If you get a puncture, first check the tyre to see if you can find anything that may have caused the puncture. If there is something obvious you may be able to pull out that section of the tube and patch the spot without removing the wheel and then the tube. If you cannot find the object that caused the puncture remove the inner tube, inflate it and listen, or feel, for escaping air. Once you have established where the air is coming from, check that section of tyre for a piece(s) of glass or other sharp object(s) and remove it. There is no point in replacing an inner tube only for it to be punctured again.
Many people choose to use puncture resistant tyres, which have protective strips of materials such as Kevlar inside them.
Removing the inner tube
Remove the wheel, undo the valve cap, remove the threaded metal collar (if there is one), empty any air out of the tube and push the valve back into the rim.
Fit 2 or 3 tyre levers into the rim about 2cm apart and pull them back, levering one side of the tyre out and over the side of the rim.
Take care you are not pinching the tube while you lever the tyre out. Remove the middle of the 3 levers, and hook it under the tyre about 2 cm past one of the other two. You then have 3 levers in place again, but a longer section of the tyre is hooked over the rim.
Take the middle lever out and repeat the process a few times. Once about a third of the tyre is hooked over the rim, the remainder will come off more easily.
The tyre should remain sitting on one side of the rim. Grab the inner tube at the valve hole, push the valve up through the rim and pull the valve out from the tyre. Pull the rest of the inner tube out.
Mending the puncture
To find the hole you can either pump the tube up and feel/listen for the air coming out or hold the tube under water and see where bubbles appear.
Deflate the tyre, clean the area around the hole and make sure it is dry.
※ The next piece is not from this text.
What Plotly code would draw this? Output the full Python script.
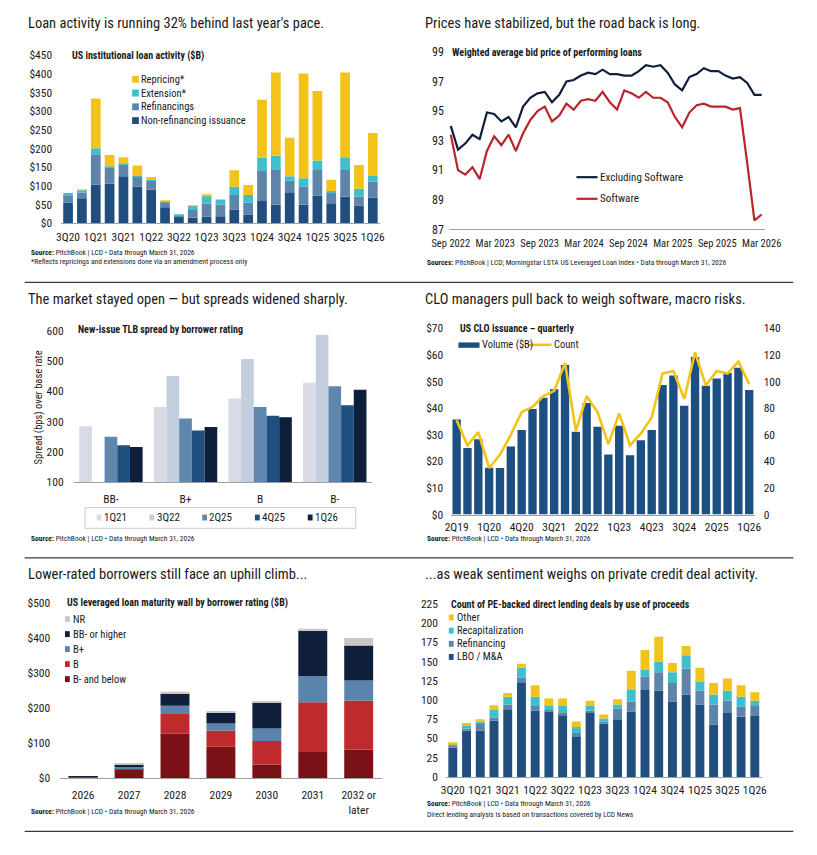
import numpy as np
import plotly.graph_objects as go

W, H = 817, 855
def X(px): return px / W
def Y(py): return 1 - py / H

FONT = "Liberation Sans Narrow, Arial Narrow, Roboto Condensed, Liberation Sans, Arial, sans-serif"
TXT = "#1a1a1a"

# ---------------- Panel 1: US institutional loan activity ($B)
p1_quarters = ["3Q20","4Q20","1Q21","2Q21","3Q21","4Q21","1Q22","2Q22","3Q22","4Q22","1Q23","2Q23",
               "3Q23","4Q23","1Q24","2Q24","3Q24","4Q24","1Q25","2Q25","3Q25","4Q25","1Q26"]
p1_nonrefi = [55, 67, 104, 106, 126, 99, 90, 43, 19, 15, 18, 19, 37, 24, 60, 50, 81, 50, 74, 54, 71, 48, 69]
p1_refi    = [18, 16, 81, 43, 32, 26, 24, 14, 2, 21, 35, 31, 39, 31, 82, 95, 33, 48, 69, 29, 72, 23, 43]
p1_ext     = [8, 6, 16, 4, 3, 2, 2, 2, 1, 11, 20, 14, 22, 21, 34, 36, 12, 23, 25, 4, 34, 22, 15]
p1_repr    = [0, 2, 133, 30, 16, 28, 8, 1, 0, 1, 5, 0, 44, 27, 155, 223, 103, 280, 186, 30, 227, 63, 115]
p1_names   = ["Non-refinancing issuance", "Refinancings", "Extension*", "Repricing*"]
p1_colors  = ["#1f4e7f", "#5f84aa", "#3fbfcc", "#f2c318"]

# ---------------- Panel 2: Weighted average bid price
p2_ticklabels = ["Sep 2022","Mar 2023","Sep 2023","Mar 2024","Sep 2024","Mar 2025","Sep 2025","Mar 2026"]
p2_ex_software = [94.0, 92.4, 92.8, 93.4, 93.1, 94.9, 94.8, 94.3, 94.6, 93.9, 95.3, 95.9, 96.2, 96.3, 95.6,
                  96.1, 97.0, 97.1, 97.4, 97.6, 97.5, 97.8, 97.5, 97.5, 97.4, 97.4, 97.7, 98.1, 98.0, 98.1,
                  97.6, 96.8, 96.4, 97.3, 97.5, 97.9, 97.7, 97.7, 97.4, 97.2, 97.3, 96.9, 96.1, 96.1]
p2_software = [93.4, 91.0, 90.7, 91.2, 90.4, 92.3, 93.3, 92.7, 93.4, 92.3, 93.5, 94.4, 95.0, 95.3, 94.3,
               94.7, 95.5, 95.1, 95.7, 95.8, 95.7, 96.3, 95.6, 95.1, 96.4, 96.2, 95.9, 96.3, 95.9, 95.9,
               95.6, 94.6, 93.9, 94.9, 95.4, 95.5, 95.3, 95.3, 95.3, 95.1, 95.2, 91.5, 87.6, 88.0]

# ---------------- Panel 3: New-issue TLB spread by borrower rating
p3_ratings = ["BB-", "B+", "B", "B-"]
p3_series = ["1Q21", "3Q22", "2Q25", "4Q25", "1Q26"]
p3_values = {
    "1Q21": [284, 348, 376, 428],
    "3Q22": [None, 450, 506, 586],
    "2Q25": [250, 310, 348, 416],
    "4Q25": [222, 270, 319, 354],
    "1Q26": [216, 282, 314, 405],
}
p3_colors = ["#d8dbe5", "#c3cfde", "#5f87ae", "#1f4f7e", "#0e1f3c"]

# ---------------- Panel 4: US CLO issuance quarterly
p4_quarters = ["2Q19","3Q19","4Q19","1Q20","2Q20","3Q20","4Q20","1Q21","2Q21","3Q21","4Q21","1Q22","2Q22","3Q22",
               "4Q22","1Q23","2Q23","3Q23","4Q23","1Q24","2Q24","3Q24","4Q24","1Q25","2Q25","3Q25","4Q25","1Q26"]
p4_volume = [35.7, 25.0, 28.3, 17.6, 17.5, 25.6, 31.8, 39.7, 43.9, 47.1, 56.2, 31.1, 41.9, 33.0,
             22.6, 33.4, 22.3, 27.9, 31.8, 48.7, 52.3, 40.9, 59.2, 48.4, 51.1, 53.2, 55.2, 46.8]
p4_count = [71, 52, 62, 35, 45, 60, 77, 81, 89, 93, 114, 63, 89, 77,
            53, 76, 52, 61, 73, 106, 108, 87, 122, 97, 108, 106, 115, 98]

# ---------------- Panel 5: maturity wall
p5_years = ["2026", "2027", "2028", "2029", "2030", "2031", "2032 or<br>later"]
p5_bminus = [3, 25, 127, 90, 39, 75, 82]
p5_b      = [1, 2, 56, 46, 67, 142, 139]
p5_bplus  = [0.5, 5, 24, 20, 36, 75, 58]
p5_bb     = [0.5, 8, 34, 31, 74, 128, 100]
p5_nr     = [0, 1, 6, 4, 2, 7, 21]
p5_names  = ["B- and below", "B", "B+", "BB- or higher", "NR"]
p5_colors = ["#7a1117", "#bf2a2c", "#5b84ad", "#0f1f3b", "#c9c7c1"]

# ---------------- Panel 6: PE-backed direct lending deals
p6_quarters = p1_quarters
p6_lbo   = [38, 60, 60, 73, 88, 123, 86, 85, 80, 52, 84, 69, 75, 85, 113, 112, 98, 107, 94, 68, 83, 78, 79]
p6_refi  = [2, 3, 10, 4, 6, 6, 6, 2, 4, 5, 2, 3, 14, 13, 17, 24, 24, 34, 18, 26, 16, 13, 13]
p6_recap = [3, 4, 2, 10, 10, 13, 12, 6, 8, 8, 6, 4, 5, 15, 9, 14, 14, 17, 12, 13, 13, 13, 7]
p6_other = [2, 3, 3, 6, 5, 5, 15, 9, 10, 7, 7, 5, 7, 25, 26, 32, 12, 12, 18, 15, 16, 15, 11]
p6_names = ["LBO / M&A", "Refinancing", "Recapitalization", "Other"]
p6_colors = ["#1f4e7f", "#5f84aa", "#3fbfcc", "#f2c318"]

fig = go.Figure()

def stack(xs, series, names, colors, xa, ya, width, group):
    base = np.zeros(len(xs))
    for vals, name, col in zip(series, names, colors):
        v = np.array(vals, dtype=float)
        fig.add_trace(go.Bar(x=xs, y=v, base=base.copy(), name=name, marker=dict(color=col, line=dict(width=0)),
                             width=width, offsetgroup=group, xaxis=xa, yaxis=ya, showlegend=False))
        base = base + v

stack(p1_quarters, [p1_nonrefi, p1_refi, p1_ext, p1_repr], p1_names, p1_colors, "x", "y", 0.7, "g1")

p2_x = list(range(len(p2_ex_software)))
fig.add_trace(go.Scatter(x=p2_x, y=p2_ex_software, mode="lines", name="Excluding Software",
                         line=dict(color="#0f1f3b", width=2.2), xaxis="x2", yaxis="y2", showlegend=False))
fig.add_trace(go.Scatter(x=p2_x, y=p2_software, mode="lines", name="Software",
                         line=dict(color="#b8262b", width=2.2), xaxis="x2", yaxis="y2", showlegend=False))

for s, col in zip(p3_series, p3_colors):
    fig.add_trace(go.Bar(x=p3_ratings, y=p3_values[s], name=s, marker=dict(color=col, line=dict(width=0)),
                         xaxis="x3", yaxis="y3", showlegend=False))

fig.add_trace(go.Bar(x=p4_quarters, y=p4_volume, name="Volume ($B)", marker=dict(color="#1c4f82", line=dict(width=0)),
                     width=0.77, offsetgroup="g4", xaxis="x4", yaxis="y4", showlegend=False))
fig.add_trace(go.Scatter(x=p4_quarters, y=p4_count, name="Count", mode="lines",
                         line=dict(color="#f2c418", width=2.6), xaxis="x4", yaxis="y7", showlegend=False))

stack(p5_years, [p5_bminus, p5_b, p5_bplus, p5_bb, p5_nr], p5_names, p5_colors, "x5", "y5", 0.63, "g5")
stack(p6_quarters, [p6_lbo, p6_refi, p6_recap, p6_other], p6_names, p6_colors, "x6", "y6", 0.65, "g6")

tickfont = dict(family=FONT, size=11.5, color=TXT)
AXC = "#a0a0a0"

def xax(dom, anchor, **kw):
    d = dict(domain=[X(dom[0]), X(dom[1])], anchor=anchor, showgrid=False, zeroline=False, tickangle=0,
             showline=True, linecolor=AXC, linewidth=1, ticks="", tickfont=tickfont, fixedrange=True)
    d.update(kw)
    return d

def yax(dom, anchor, **kw):
    d = dict(domain=[Y(dom[0]), Y(dom[1])], anchor=anchor, showgrid=False, zeroline=False,
             showline=False, ticks="", tickfont=tickfont, fixedrange=True)
    d.update(kw)
    return d

fig.update_layout(
    width=W, height=H, margin=dict(l=0, r=0, t=0, b=0),
    paper_bgcolor="white", plot_bgcolor="white",
    barmode="group", bargap=0.15, bargroupgap=0,
    font=dict(family=FONT, color=TXT),
    showlegend=False,
    xaxis=xax((46, 378), "y", type="category", tickmode="array", tickvals=p1_quarters[::2], ticklabelstandoff=3),
    yaxis=yax((220, 49), "x", range=[0, 450], dtick=50, tickprefix="$", ticklabelstandoff=8),
    xaxis2=xax((450, 780), "y2", range=[-0.27, 43.53], tickmode="array",
               tickvals=list(np.linspace(0, len(p2_x) - 1, len(p2_ticklabels))), ticktext=p2_ticklabels,
               ticklabelstandoff=4, tickfont=dict(family=FONT, size=10.5, color=TXT)),
    yaxis2=yax((226, 45.7), "x2", range=[87, 99], tick0=87, dtick=2, ticklabelstandoff=4,
               tickfont=dict(family=FONT, size=12, color=TXT)),
    xaxis3=xax((59, 370), "y3", type="category", ticklabelstandoff=6),
    yaxis3=yax((483, 329), "x3", range=[100, 600], dtick=100, ticklabelstandoff=9),
    xaxis4=xax((452.5, 768.7), "y4", type="category", tickmode="array", tickvals=p4_quarters[::3], ticklabelstandoff=2),
    yaxis4=yax((516, 326.7), "x4", range=[0, 70], dtick=10, tickprefix="$", ticklabelstandoff=7),
    yaxis7=dict(overlaying="y4", anchor="x4", side="right", range=[0, 140], dtick=20, showgrid=False,
                zeroline=False, showline=False, ticks="", tickfont=tickfont, ticklabelstandoff=8, fixedrange=True),
    xaxis5=xax((45, 380), "y5", type="category", ticklabelstandoff=6),
    yaxis5=yax((784, 606), "x5", range=[0, 500], dtick=100, tickprefix="$", ticklabelstandoff=9),
    xaxis6=xax((447, 776), "y6", type="category", tickmode="array", tickvals=p6_quarters[::2], ticklabelstandoff=2),
    yaxis6=yax((782.7, 606.7), "x6", range=[0, 225], dtick=25, ticklabelstandoff=7),
)

shapes = []
annots = []

def text(x, y, t, size=10, bold=False, color=TXT, xanchor="left", **kw):
    if bold:
        t = "<b>" + t + "</b>"
    annots.append(dict(x=X(x), y=Y(y), xref="paper", yref="paper", text=t, showarrow=False,
                       xanchor=xanchor, yanchor="middle", font=dict(family=FONT, size=size, color=color), **kw))

def rect(x0, y0, x1, y1, fill=None, line=None):
    shapes.append(dict(type="rect", xref="paper", yref="paper", x0=X(x0), x1=X(x1), y0=Y(y1), y1=Y(y0),
                       fillcolor=fill or "rgba(0,0,0,0)",
                       line=dict(width=1 if line else 0, color=line or "rgba(0,0,0,0)")))

def hline(x0, x1, y, color, width):
    shapes.append(dict(type="line", xref="paper", yref="paper", x0=X(x0), x1=X(x1), y0=Y(y), y1=Y(y),
                       line=dict(color=color, width=width)))

# headlines
HEAD = 14.5
text(9, 17, "Loan activity is running 32% behind last year's pace.", HEAD)
text(423, 17, "Prices have stabilized, but the road back is long.", HEAD)
text(9, 297, "The market stayed open — but spreads widened sharply.", HEAD)
text(423, 297, "CLO managers pull back to weigh software, macro risks.", HEAD)
text(9, 577, "Lower-rated borrowers still face an uphill climb...", HEAD)
text(423, 577, "...as weak sentiment weighs on private credit deal activity.", HEAD)

# rules
for yy in (280, 560, 838):
    hline(8, 809, yy, "#3a3a3a", 1.2)

# subtitles
text(55, 49, "US institutional loan activity ($B)", 10, bold=True)
text(451, 46, "Weighted average bid price of performing loans", 10, bold=True)
text(62, 328, "New-issue TLB spread by borrower rating", 10, bold=True)
text(460, 327, "US CLO issuance – quarterly", 10, bold=True)
text(50, 605, "US leveraged loan maturity wall by borrower rating ($B)", 10, bold=True)
text(450, 607, "Count of PE-backed direct lending deals by use of proceeds", 10, bold=True)

# sources
SRC = "<b>Source:</b> PitchBook | LCD • Data through March 31, 2026"
text(12, 250, SRC, 7.5)
text(12, 259, "*Reflects repricings and extensions done via an amendment process only", 7.5)
text(425, 260, "<b>Sources:</b> PitchBook | LCD; Morningstar LSTA US Leveraged Loan Index • Data through March 31, 2026", 7.5)
text(12, 540, SRC, 7.5)
text(425, 540, SRC, 7.5)
text(12, 818, SRC, 7.5)
text(425, 810, SRC, 7.5)
text(425, 821, "Direct lending analysis is based on transactions covered by LCD News", 7.5)

# legend panel 1
for i, (nm, col) in enumerate(zip(p1_names[::-1], p1_colors[::-1])):
    cy = 73.5 + i * 14
    rect(120, cy - 3.5, 127, cy + 3.5, fill=col)
    text(127.5, cy, nm, 10.5)

# legend panel 2
for i, (nm, col) in enumerate([("Excluding Software", "#0f1f3b"), ("Software", "#b8262b")]):
    cy = 173 + i * 22
    hline(583, 605, cy, col, 2.2)
    text(605.5, cy, nm, 11)

# legend panel 3
rect(71, 509, 353, 530, line="#c8c8c8")
for i, (nm, col) in enumerate(zip(p3_series, p3_colors)):
    x0 = 83 + i * 55
    rect(x0, 516, x0 + 5, 522, fill=col)
    text(x0 + 5.5, 519, nm, 11)

# legend panel 4
rect(460, 341, 482, 346.5, fill="#1c4f82")
text(483, 343.5, "Volume ($B)", 10.5)
hline(532, 557, 343.5, "#f2c418", 2.6)
text(557.5, 343.5, "Count", 10.5)

# legend panel 5
for i, (nm, col) in enumerate(zip(p5_names[::-1], p5_colors[::-1])):
    cy = 622.3 + i * 15.25
    rect(50, cy - 3, 55, cy + 3, fill=col)
    text(56, cy, nm, 10.5)

# legend panel 6
for i, (nm, col) in enumerate(zip(p6_names[::-1], p6_colors[::-1])):
    cy = 620.7 + i * 13.35
    rect(450, cy - 3, 455, cy + 3, fill=col)
    text(456, cy, nm, 10.5)

# panel 3 y-axis title
annots.append(dict(x=X(22), y=Y(407), xref="paper", yref="paper", text="Spread (bps) over base rate",
                   showarrow=False, textangle=-90, xanchor="center", yanchor="middle",
                   font=dict(family=FONT, size=10.5, color=TXT)))

fig.update_layout(shapes=shapes, annotations=annots)
fig.write_html("out.html", config={"displayModeBar": False},
               post_script="document.body.style.margin='0px';document.body.style.overflow='hidden';")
Lightly sand the spot round the hole, and mark the hole with a ball point pen, chalk or a dab of rubber solution.
Apply a little more rubber solution until you have an area slightly larger than the patch, keeping the hole in the middle all the time. Let the rubber solution dry (5 minutes) but don’t let any dirt stick to it.
Peel off the backing paper/foil/plastic on one side of the patch and be careful not to get dirt or fingerprints on the patch itself. Place it on the inner tube so that the middle of the patch covers the hole, and make sure that the patch is in good contact with rubber solution all around the edge. Squeeze the patch hard into the rubber solution for about a minute.
To remove the backing paper (not an essntial task) fold the inner tube in half so that the backing paper on the patch splits down the middle. Carefully peel the backing off from the middle towards the edge to avoid lifting the edge of the patch.
Dust the top of the patch and any exposed areas of rubber solution with chalk/talc to stop it sticking inside the tyre.
Finally, give the inner tube 2 or 3 strokes of the pump before putting it back on the wheel. This prevents the tube getting pinched when you put the tyre back on.
Replacing the inner tube
Starting at the valve hole, put the inner tube onto the rim under the tyre. Then hook the tyre back onto the rim with your hands, making sure that the inner tube does not get pinched, and that the tyre is seated properly on the rim. You may need to use a tyre lever to get the last section of tyre back on the rim. Replace the threaded collar, pump up the tyre and replace the dust cap.